Gies must try to topple Gilchrest with no help from party bigwigs CAMPAIGN 1994 CONGRESS 1ST DISTRICT

September 24, 1994|By William Thompson | William Thompson,Eastern Shore Bureau of The Sun

EASTON -- Ralph T. Gies, the ultraconservative who surprised party regulars with a victory in the 1st Congressional District's Democratic primary, won't be getting any help from party brass in the general election.

Arguing that the 69-year-old accountant's views aren't consistent with party positions, top Democrats say they'll stay out of his campaign to unseat incumbent Republican Wayne T. Gilchrest.

"This man's on his own," said Ralph Gervasio, acting executive director of the Maryland Democratic Party. "We can't support him because of his views, and we're not going to make any overtures to him."

Mr. Gies, who has strong conservative positions on such issues as abortion and school prayer, yesterday said he was disappointed with the decision. But the political neophyte, who has never held an elec- tive office, quickly tried to turn the party's rejection to his advantage.

"We're more conservative in the 1st District than they are in Baltimore," he said in a prepared statement aimed at the party's headquarters in the city. "Do they worry that the people of the 1st District might soon be represented in Congress by someone who actually reflects their views and not the views of the Baltimore political establishment?"

Mr. Gies won the Sept. 13 primary with 39 percent of the vote, beating Steven R. Eastaugh, the favorite, by more than 1,000 votes.

Mr. Gies, who lives in Anne Arundel County, conceded that his surprise victory may have been due to voters' geographical loyalty. Among the three candidates, the Anne Arundel County resident was the only one from the Western Shore. The 1st District covers the entire Eastern Shore, part of Anne Arundel County and a small area of Baltimore City.

Gies campaigners said they are trying to assemble grass-roots support among the district's voters. Caught unprepared for a general election campaign, Mr. Gies has been traveling on the Eastern Shore to familiarize himself with voters' concerns, said campaign spokesman Mark Conroy.

Without a candidate whom they are willing to back in the election, Mr. Gervasio said, party officials may have to wait until the 1996 elections to capture the office Mr. Gilchrest has held for two terms.

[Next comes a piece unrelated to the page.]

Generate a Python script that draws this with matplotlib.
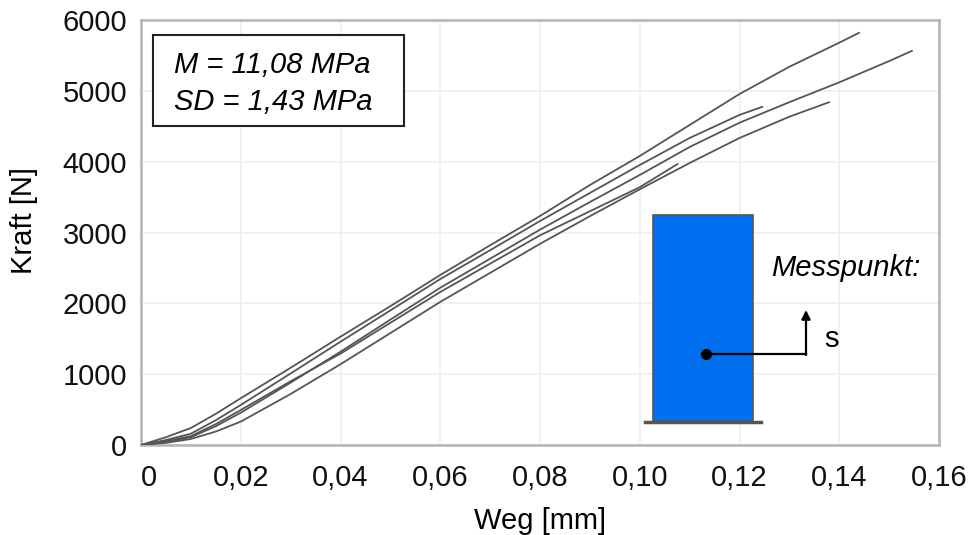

"We'd love to have a Democrat in that seat, but a real Democrat," he said. "It may be that Mr. Gilchrest will be the winner this time."

Mr. Gervasio said the Democratic Party routinely embraces conservative members, but Mr. Gies is "an anomaly" whose "extreme" views and lack of participation in local party efforts have made him unattractive.

James Brown, a Caroline County Democrat who finished last in the congressional primary, said yesterday he is backing Mr. Gies. "I don't have any problem with him," he said. "The party's been too damn liberal for too damn long.

Mr. Brown said he is not pleased that party leadership is snubbing the nominee. "Pretty undemocratic, don't you think?" he asked.

Over in the Gilchrest campaign, workers were keeping a straight face about the infighting.

"We're just watching this unfold," said campaign manager Tony Caligiuri. "We don't take anyone for granted, even if the Democratic Party [leadership] doesn't support him."